India-born, U.S.-trained hospitalist Anand Kartha, MD, MS, SFHM, currently heads the Hospital Medicine Program at Hamad General Hospital in Doha, Qatar. He moved from Boston to this small nation on the Arabian Peninsula in 2014. Under the leadership of the hospital’s Department of Medicine, this program was developed to address difficulties such as scheduling, transitions of care, and networking with home care and other providers – the same issues seen in hospitals around the world.
These are not novel problems, Dr. Kartha said, but all of them have a common solution in evidence-based practice. “As hospitalists, our key is to collaborate with everyone in the hospital, using the multidisciplinary approach that is a unique feature of hospital medicine.”
The model has continued to spread across hospitals in Qatar, including academic and community programs. “We now have a full-fledged academic hospitalist system, which collaborates with community hospitals and community programs including a women’s hospital and an oncologic hospital,” he said. “Now the focus is on expanding resource capacity and the internal pipeline for hospitalists. I am getting graduates from Weill Cornell Medicine in Qatar.” Another key collaborator has been the Boston-based Institute for Healthcare Improvement, helping to develop best practices in Qatar and sponsoring the annual Middle East Forum on Quality and Safety in Health Care.

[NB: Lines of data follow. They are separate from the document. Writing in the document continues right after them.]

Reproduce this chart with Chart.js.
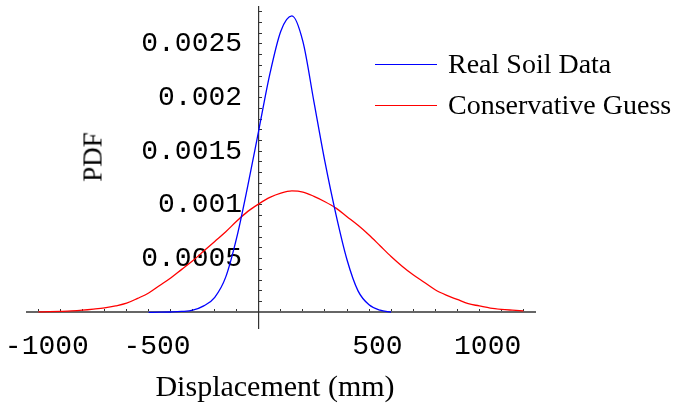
<!DOCTYPE html>
<html>
<head>
<meta charset="utf-8">
<script src="https://cdn.jsdelivr.net/npm/chart.js@4.4.1/dist/chart.umd.min.js"></script>
<style>
  html, body { margin: 0; padding: 0; background: #fff; }
  #wrap { position: relative; width: 674px; height: 407px; overflow: hidden; }
  #wrap canvas { position: absolute; left: 0; top: 0; }
  .serif { position: absolute; font-family: 'Liberation Serif', 'Times New Roman', serif; color: #000; white-space: nowrap; line-height: 1; }
  #x-title { left: 275px; top: 386px; font-size: 30px; transform: translate(-50%, -50%); }
  #y-title { left: 93px; top: 157px; font-size: 27px; transform: translate(-50%, -50%) rotate(-90deg); }
  .legend-row { position: absolute; left: 375px; display: flex; align-items: center; font-size: 28px; }
  .legend-line { display: inline-block; width: 62px; height: 0; margin-right: 11px; }
</style>
</head>
<body>
<div id="wrap">
  <canvas id="chart-pdf" width="674" height="407"></canvas>
  <div class="serif" id="x-title">Displacement (mm)</div>
  <div class="serif" id="y-title">PDF</div>
  <div id="legend"></div>
</div>
<script>
// Real soil data (blue), PDF every 50 mm
const realSoilX = [-500, -450, -400, -350, -300, -250, -200, -150, -100, -50, 0,
  50, 100, 150, 200, 250, 300, 350, 400, 450, 500, 550, 600];
const realSoilPdf = [0, 0.000001, 0.000003, 0.000008, 0.00002, 0.00006, 0.00014, 0.00033, 0.00070, 0.00118, 0.00170,
  0.00222, 0.00262, 0.00276, 0.00252, 0.00196, 0.00140, 0.00091, 0.00049, 0.00020, 0.00007, 0.00002, 0.000003];

// Conservative guess (red)
const guessX = [-1000, -950, -900, -850, -800, -750, -700, -650, -600, -550, -500, -450, -400, -350, -300, -250,
  -200, -150, -100, -50, 0, 50, 100, 150, 200, 250, 300, 350, 400, 450, 500, 550, 600, 650, 700, 750,
  800, 850, 900, 950, 1000, 1050, 1100, 1150, 1200];
const guessPdf = [0.000004, 0.000006, 0.000009, 0.000013, 0.00002, 0.00003, 0.000042, 0.00006, 0.000085, 0.00013,
  0.00018, 0.00025, 0.00032, 0.00040, 0.00048, 0.00057, 0.00066, 0.00075, 0.00085, 0.00094, 0.00101, 0.00107,
  0.00111, 0.00113, 0.00112, 0.00108, 0.00103, 0.00097, 0.00089, 0.00081, 0.00072, 0.00062, 0.00052, 0.00043,
  0.00035, 0.00028, 0.00021, 0.00016, 0.00012, 0.00008, 0.00006, 0.00004, 0.000028, 0.00002, 0.000013];

// ticks: minor marks every 100 mm / 0.0001, labels only on the major ones
const xTicks = [-1000, -900, -800, -700, -600, -500, -400, -300, -200, -100, 0, 100, 200, 300, 400, 500,
  600, 700, 800, 900, 1000, 1100, 1200];
const xTickLabels = [-1000, -500, 500, 1000];
const yTicks = [0, 0.0001, 0.0002, 0.0003, 0.0004, 0.0005, 0.0006, 0.0007, 0.0008, 0.0009, 0.001, 0.0011,
  0.0012, 0.0013, 0.0014, 0.0015, 0.0016, 0.0017, 0.0018, 0.0019, 0.002, 0.0021, 0.0022, 0.0023, 0.0024,
  0.0025, 0.0026, 0.0027, 0.0028];
const yTickLabels = ['0.0005', '0.001', '0.0015', '0.002', '0.0025'];

const tickFont = { family: "'Liberation Mono', 'DejaVu Sans Mono', monospace", size: 28 };

const toPoints = (xs, ys) => xs.map((x, i) => ({ x: x, y: ys[i] }));

// axes sit at the origin, so they should not eat layout space
const noSpace = (scale) => {
  if (scale.isHorizontal()) scale.height = 0; else scale.width = 0;
  scale.paddingLeft = scale.paddingRight = scale.paddingTop = scale.paddingBottom = 0;
};

const chart = new Chart(document.getElementById('chart-pdf'), {
  type: 'line',
  data: {
    datasets: [
      {
        label: 'Real Soil Data',
        data: toPoints(realSoilX, realSoilPdf),
        borderColor: '#0000ff'
      },
      {
        label: 'Conservative Guess',
        data: toPoints(guessX, guessPdf),
        borderColor: '#ff0000'
      }
    ]
  },
  options: {
    responsive: false,
    animation: false,
    layout: { padding: { left: 27, right: 139, top: 7, bottom: 79 } },
    elements: {
      point: { radius: 0 },
      line: { borderWidth: 1.3, cubicInterpolationMode: 'monotone', fill: false }
    },
    plugins: {
      legend: { display: false },
      tooltip: { enabled: false }
    },
    scales: {
      x: {
        type: 'linear',
        position: { y: 0 },
        min: -1052,
        max: 1253,
        afterBuildTicks: (s) => { s.ticks = xTicks.map(v => ({ value: v })); },
        afterFit: noSpace,
        border: { color: '#666', width: 2 },
        grid: { drawOnChartArea: false, drawTicks: true, tickLength: -4, tickColor: '#333', tickWidth: 1 },
        ticks: {
          autoSkip: false,
          maxRotation: 0,
          padding: 21,
          color: '#000',
          font: tickFont,
          // leading space nudges the label right, like the original
          callback: (v) => xTickLabels.includes(v) ? ' ' + v : ''
        }
      },
      y: {
        type: 'linear',
        position: { x: 0 },
        min: -0.000146,
        max: 0.002843,
        afterBuildTicks: (s) => { s.ticks = yTicks.map(v => ({ value: v })); },
        afterFit: noSpace,
        border: { color: '#333', width: 1.2 },
        grid: { drawOnChartArea: false, drawTicks: true, tickLength: -4, tickColor: '#333', tickWidth: 1 },
        ticks: {
          autoSkip: false,
          color: '#000',
          font: tickFont,
          // trailing space keeps the label off the axis line
          callback: (v) => {
            const lbl = yTickLabels.find(t => Math.abs(Number(t) - v) < 1e-9);
            return lbl === undefined ? '' : lbl + ' ';
          }
        }
      }
    }
  }
});

// legend drawn as html, upper right, overlapping the plot like the original
const legendTops = [64, 105];
const legend = document.getElementById('legend');
chart.data.datasets.forEach((ds, i) => {
  const row = document.createElement('div');
  row.className = 'serif legend-row';
  row.style.top = (legendTops[i] - 15) + 'px';
  row.style.height = '30px';
  row.innerHTML = '<span class="legend-line" style="border-top: 1.3px solid ' + ds.borderColor + '"></span>' +
    '<span>' + ds.label + '</span>';
  legend.appendChild(row);
});
</script>
</body>
</html>
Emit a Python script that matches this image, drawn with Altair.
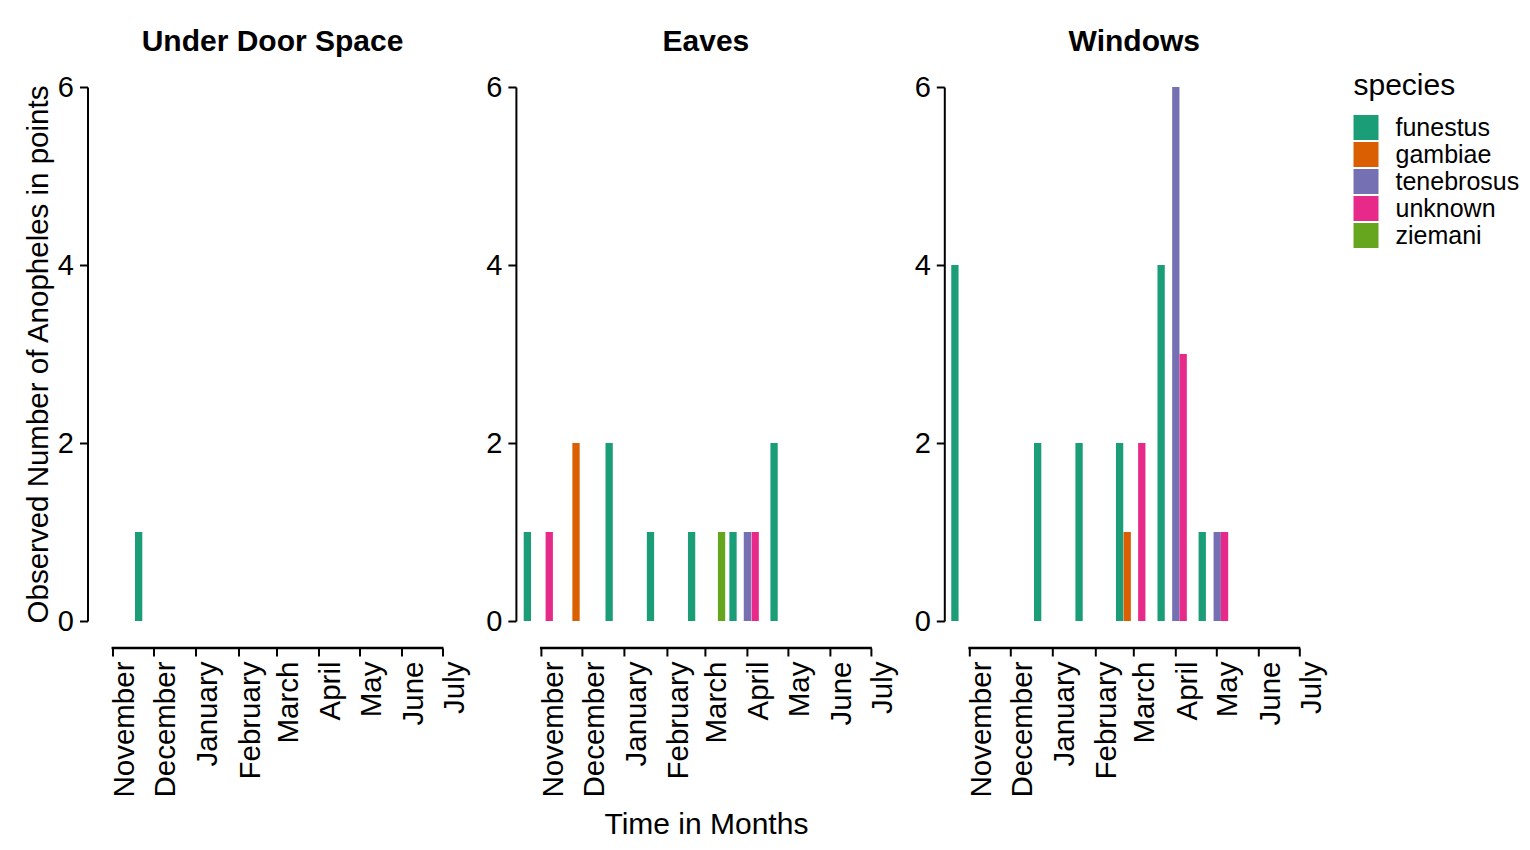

The residency training program at Hamad General is accredited by ACGME, with the same expected competencies as in the U.S. “We don’t use the term ‘hospitalist,’ ” Dr. Kartha said. “It’s better to focus on the model of care – which clearly was American. That model has encountered some resistance in some countries – on many of the same grounds U.S. hospitalists faced 20 years ago. You have to be sensitive to local culture. For hospitalists to succeed internationally, they have to possess a high degree of cultural intelligence.” There’s no shortage of issues such as language barriers, he said. “But that’s no different than at Boston Medical Center.”
SHM’s Middle East Chapter was off to a great start and then was slowed down by regional politics and COVID-19, but is looking forward to a great reboot in 2021, Dr. Kartha said. The pandemic also has been an opportunity to show how hospital medicine is the backbone of the hospital’s ability to respond, although of course many other professionals also pitched in.
Other countries around the world have learned a lot from the American model of hospital medicine. But sources for this article wonder if U.S. hospitalists, in turn, could learn from their adaptations and innovations.
“We can all learn better how to practice our field of medicine in the hospital with less resource utilization,” Dr. Vidyarthi concluded. “So many innovations are happening around us. If we open our eyes to our global colleagues and infuse some of their ideas, it could be wonderful for hospital professionals in the United States.”
References
1. Kisuule F, Howell E. Hospital medicine beyond the United States. Int J Gen Med. 2018;11:65-71. doi: 10.2147/IJGM.S151275.
2. Stosic J et al. The acute physician: The future of acute hospital care in the UK. Clin Med (Lond). 2010 Apr; 10(2):145-7. doi: 10.7861/clinmedicine.10-2-145.
3. Yan Y et al. Adoption of Hospitalist Care in Asia: Experiences From Singapore, Taiwan, Korea, and Japan. J Hosp Med. Published Online First 2021 June 11. doi: 10.12788/jhm.3621.
4. Beresford L. Hospital medicine flourishing around the world. The Hospitalist. Nov 2015.